From: Alan Mackenzie
Subject: Re: forward-comment and syntax-ppss
Date: Sun, 11 Dec 2016 10:17:15 +0000
User-agent: Mutt/1.5.24 (2015-08-30)

Hello, Dmitry.

On Sat, Dec 10, 2016 at 01:30:24AM +0200, Dmitry Gutov wrote:
> On 09.12.2016 21:07, Alan Mackenzie wrote:

> > That could be.  But a variable called syntax-ppss-dont-widen has the
> > caller explicitly messing around with the flowchart of syntax-ppss,
> > which is not a good thing.  I think my proposed new local variable is
> > better for this reason.

> It's better in one sense and worse in another. Since parse-partial-sexp 
> can't parse backwards, you're leaving a whole range of values of POS on 
> which syntax-ppss will have to just raise an error.

I don't think this is an issue.  (syntax-ppss-1 POS), when
new-local-variable is non-nil simulates (parse-partial-sexp
new-local-variable POS), and the latter would throw an error for
precisely the same values of POS as the former.

> > Narrowing doesn't change the buffer state either, beyond what it
> > explicitly says it does.

> It changes state and, as such, behavior of a huge number of functions 
> (both core and third-party ones).

Maybe, but these changes are the direct desired effect of narrowing.
They're not nasty unforeseen side effects.

> > In particular, it doesn't change things like
> > whether a particular buffer position is inside a string.

> Not every buffer position is unequivocally "inside a strong" or not.

> Take this example.

> // Here's a string: "abc".

> Is abc inside a string? That depends on what exactly we mean by that, 
> for a given use case.

That may be the case, but that has nothing to do with what I said ("In
particular, it doesn't change ....").  Whether abc is inside a string or
not doesn't vary by the narrowing.  It's determined by other factors.

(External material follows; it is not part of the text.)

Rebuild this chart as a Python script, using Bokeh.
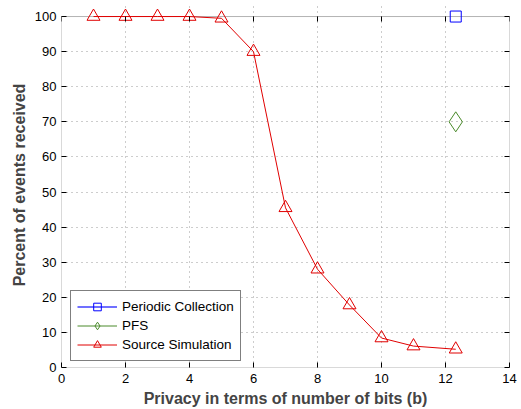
from bokeh.plotting import figure
from bokeh.models import (LinearAxis, Legend, LegendItem, FixedTicker, Range1d,
                          CustomJSTickFormatter, BoxAnnotation)
from bokeh.embed import file_html
from bokeh.resources import INLINE

# Privacy level (bits) and percent of events received
source_bits = [1, 2, 3, 4, 5, 6, 7, 8, 9, 10, 11, 12.32]
source_pct = [100, 100, 100, 100, 99.5, 90, 45.5, 28, 17.8, 8.4, 6.1, 5.2]
periodic_bits = [12.32]
periodic_pct = [100]
pfs_bits = [12.32]
pfs_pct = [70]

x_ticks = [0, 2, 4, 6, 8, 10, 12, 14]
y_ticks = [0, 10, 20, 30, 40, 50, 60, 70, 80, 90, 100]
Y_MAX = 100

FONT = "Liberation Sans"

# The y range reaches a little past 100 so markers on the top line are not cut;
# the axes box itself is drawn at 0..100.
p = figure(width=521, height=409, output_backend="svg", toolbar_location=None,
           x_range=Range1d(0, 14), y_range=Range1d(0, 104),
           min_border_left=61, min_border_right=12, min_border_top=2,
           min_border_bottom=41)
p.background_fill_color = "white"
p.border_fill_color = "white"
p.outline_line_color = None

x_bottom = p.below[0]
y_left = p.left[0]
x_top = LinearAxis(fixed_location=Y_MAX)
y_right = LinearAxis()
p.add_layout(x_top, "above")
p.add_layout(y_right, "right")

def style_axis(ax, ticks, show_labels=True):
    ax.ticker = FixedTicker(ticks=ticks)
    ax.major_tick_in = 5
    ax.major_tick_out = 0
    ax.minor_tick_line_color = None
    ax.axis_line_color = None
    ax.major_tick_line_color = "black"
    ax.major_label_text_font = FONT
    ax.major_label_text_font_size = "13px"
    ax.major_label_text_color = "black"
    ax.major_label_standoff = 5
    if not show_labels:
        # box-style axes: ticks only
        ax.formatter = CustomJSTickFormatter(code="return '';")
        ax.major_label_standoff = 0

style_axis(x_bottom, x_ticks)
style_axis(y_left, y_ticks)
style_axis(x_top, x_ticks, show_labels=False)
style_axis(y_right, y_ticks, show_labels=False)
x_bottom.major_label_standoff = 6

x_bottom.axis_label = "Privacy in terms of number of bits (b)"
y_left.axis_label = "Percent of events received"
for ax in (x_bottom, y_left):
    ax.axis_label_text_font = FONT
    ax.axis_label_text_font_style = "bold"
    ax.axis_label_text_font_size = "16px"
    ax.axis_label_standoff = 4

p.xgrid.ticker = FixedTicker(ticks=x_ticks[1:-1])
p.ygrid.ticker = FixedTicker(ticks=y_ticks[1:-1])
for g in (p.xgrid, p.ygrid):
    g.grid_line_color = "#9a9a9a"
    g.grid_line_dash = "1 4"
    g.grid_line_width = 1
p.xgrid.bounds = (0, Y_MAX)

# axes box
p.add_layout(BoxAnnotation(left=x_ticks[0], right=x_ticks[-1], bottom=0, top=Y_MAX,
                           fill_color=None, line_color="black", line_width=1,
                           level="underlay"))

# Series
r_per_line = p.line(periodic_bits, periodic_pct, line_color="#7070ff", line_width=2)
r_per = p.scatter(periodic_bits, periodic_pct, marker="square", size=11,
                  line_color="blue", fill_color=None, line_width=1)
r_pfs_line = p.line(pfs_bits, pfs_pct, line_color="#4a8a2a", line_width=1)
r_pfs = p.scatter(pfs_bits, pfs_pct, marker="diamond", size=20,
                  line_color="#4a8a2a", fill_color=None, line_width=1)
r_src_line = p.line(source_bits, source_pct, line_color="#e00000", line_width=1)
r_src = p.scatter(source_bits, source_pct, marker="triangle", size=13,
                  line_color="#e00000", fill_color=None, line_width=1)

legend = Legend(items=[
    LegendItem(label="Periodic Collection", renderers=[r_per_line, r_per]),
    LegendItem(label="PFS", renderers=[r_pfs_line, r_pfs]),
    LegendItem(label="Source Simulation", renderers=[r_src_line, r_src]),
], location=(9, 6))
legend.label_text_font = FONT
legend.label_text_font_size = "13.5px"
legend.label_text_color = "black"
legend.glyph_width = 40
legend.glyph_height = 19
legend.spacing = 0
legend.padding = 6
legend.margin = 0
legend.label_standoff = 5
legend.border_line_color = "black"
legend.border_line_width = 1
legend.background_fill_color = "white"
legend.background_fill_alpha = 1
p.add_layout(legend, "center")

open("out.html", "w").write(file_html(p, INLINE))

> > It tends to be trivial to add stuff on.  Much easier than getting rid of
> > stuff.  And that extra stuff might well be fat rather than muscle.

> That's just rhetoric.

I don't think so.  In particular, I was thinking of what I think is
called "hard widening".  I think it would be a mistake to add this
feature.  At the moment, narrowing is a strong, direct, simple facility
- it does what it says it does and no more.  Were "hard widening" to be
introduced, we could easily end up with a confused mess of `widen' and
`hard-widen' through the code, with nobody being quite sure which one to
use and why.  There might be lots of depressing errors where the wrong
one is used.

> >> You keep repeating that word (replace), as though that solves anything.

> > It would solve bug #22983.

> No, it won't. For instance, because the bug is complaining about the 
> behavior of syntax-ppss (see, I can play these word games too).

Oh dear, Dmitry!  ;-)

> More importantly, any change you would make to the "new" function you 
> could make to syntax-ppss instead.

The new function would be a different function, i.e. it would have a
different definition.  Just for clarity, it would not be written from
scratch, it would be based on the current syntax-ppss.

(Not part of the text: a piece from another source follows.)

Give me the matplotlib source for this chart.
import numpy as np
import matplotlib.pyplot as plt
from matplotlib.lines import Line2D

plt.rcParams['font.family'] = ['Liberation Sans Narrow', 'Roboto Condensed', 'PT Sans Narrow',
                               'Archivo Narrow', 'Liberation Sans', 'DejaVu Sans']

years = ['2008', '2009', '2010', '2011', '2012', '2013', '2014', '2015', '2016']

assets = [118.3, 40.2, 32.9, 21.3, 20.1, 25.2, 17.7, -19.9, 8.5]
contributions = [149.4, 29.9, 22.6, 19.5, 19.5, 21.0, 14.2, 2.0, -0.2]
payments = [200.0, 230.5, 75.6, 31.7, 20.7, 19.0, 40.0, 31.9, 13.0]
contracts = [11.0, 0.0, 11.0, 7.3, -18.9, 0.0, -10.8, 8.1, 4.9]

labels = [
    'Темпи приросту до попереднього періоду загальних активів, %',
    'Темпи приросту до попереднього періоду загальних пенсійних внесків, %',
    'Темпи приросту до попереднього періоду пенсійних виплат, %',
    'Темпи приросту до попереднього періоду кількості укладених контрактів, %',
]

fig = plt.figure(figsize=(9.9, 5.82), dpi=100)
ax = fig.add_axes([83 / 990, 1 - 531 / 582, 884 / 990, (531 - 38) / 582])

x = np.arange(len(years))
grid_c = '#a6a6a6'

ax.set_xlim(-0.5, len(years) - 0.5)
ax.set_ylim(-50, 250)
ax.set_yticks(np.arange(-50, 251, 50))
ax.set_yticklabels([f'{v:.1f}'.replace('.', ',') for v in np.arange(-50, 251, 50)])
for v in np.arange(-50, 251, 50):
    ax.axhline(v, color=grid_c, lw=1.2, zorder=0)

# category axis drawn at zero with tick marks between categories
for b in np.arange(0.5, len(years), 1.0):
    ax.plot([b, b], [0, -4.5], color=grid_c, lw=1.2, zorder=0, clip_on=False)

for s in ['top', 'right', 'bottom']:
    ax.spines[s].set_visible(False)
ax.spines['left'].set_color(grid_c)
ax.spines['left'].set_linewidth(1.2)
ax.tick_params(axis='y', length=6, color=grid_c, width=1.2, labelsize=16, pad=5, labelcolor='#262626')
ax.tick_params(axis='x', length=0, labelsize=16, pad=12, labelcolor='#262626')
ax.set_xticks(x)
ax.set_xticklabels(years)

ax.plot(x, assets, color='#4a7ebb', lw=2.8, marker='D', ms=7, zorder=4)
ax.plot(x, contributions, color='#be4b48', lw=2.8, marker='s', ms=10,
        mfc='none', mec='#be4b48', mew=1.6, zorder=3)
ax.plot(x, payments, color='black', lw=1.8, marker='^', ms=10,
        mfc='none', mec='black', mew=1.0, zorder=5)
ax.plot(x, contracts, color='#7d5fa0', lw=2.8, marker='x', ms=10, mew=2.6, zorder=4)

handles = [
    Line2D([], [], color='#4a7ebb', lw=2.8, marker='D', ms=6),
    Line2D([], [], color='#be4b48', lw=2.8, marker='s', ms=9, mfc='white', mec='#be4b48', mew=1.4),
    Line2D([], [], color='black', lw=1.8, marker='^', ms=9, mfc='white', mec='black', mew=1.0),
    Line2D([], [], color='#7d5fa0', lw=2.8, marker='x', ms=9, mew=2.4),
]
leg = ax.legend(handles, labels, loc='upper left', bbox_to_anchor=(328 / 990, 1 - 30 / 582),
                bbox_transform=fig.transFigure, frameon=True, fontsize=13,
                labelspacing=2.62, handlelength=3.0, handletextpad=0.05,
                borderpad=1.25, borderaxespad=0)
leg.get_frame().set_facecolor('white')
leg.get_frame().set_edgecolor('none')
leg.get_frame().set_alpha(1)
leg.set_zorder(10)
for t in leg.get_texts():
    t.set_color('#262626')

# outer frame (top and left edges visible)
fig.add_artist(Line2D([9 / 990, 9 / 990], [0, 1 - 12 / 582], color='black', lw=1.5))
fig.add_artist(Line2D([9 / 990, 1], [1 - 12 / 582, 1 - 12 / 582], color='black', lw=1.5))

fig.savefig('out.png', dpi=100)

> >> and that function doesn't have an "escape hatch", the multi-mode
> >> packages will be hung out to dry.

> > I wouldn't want that to happen.  Does the suggested new buffer local
> > variable (to specify the lower bound in the notional partial-parse-sexp)
> > not provide this escape hatch?

> It would (if we're talking about changing syntax-ppss, and not anything 
> else). It does come with its own weird semantics, however, mentioned at 
> the top of this message.

> Further, the good part of this proposal is more or less equivalent to 
> "indexing syntax-ppss cache by point-min" as proposed by Stefan.

I think I agree here.  But "good part" implies the existence of a "less
good part".  What, in your view, constitues this "less good part"?

Alan Mackenzie (Nuremberg, Germany).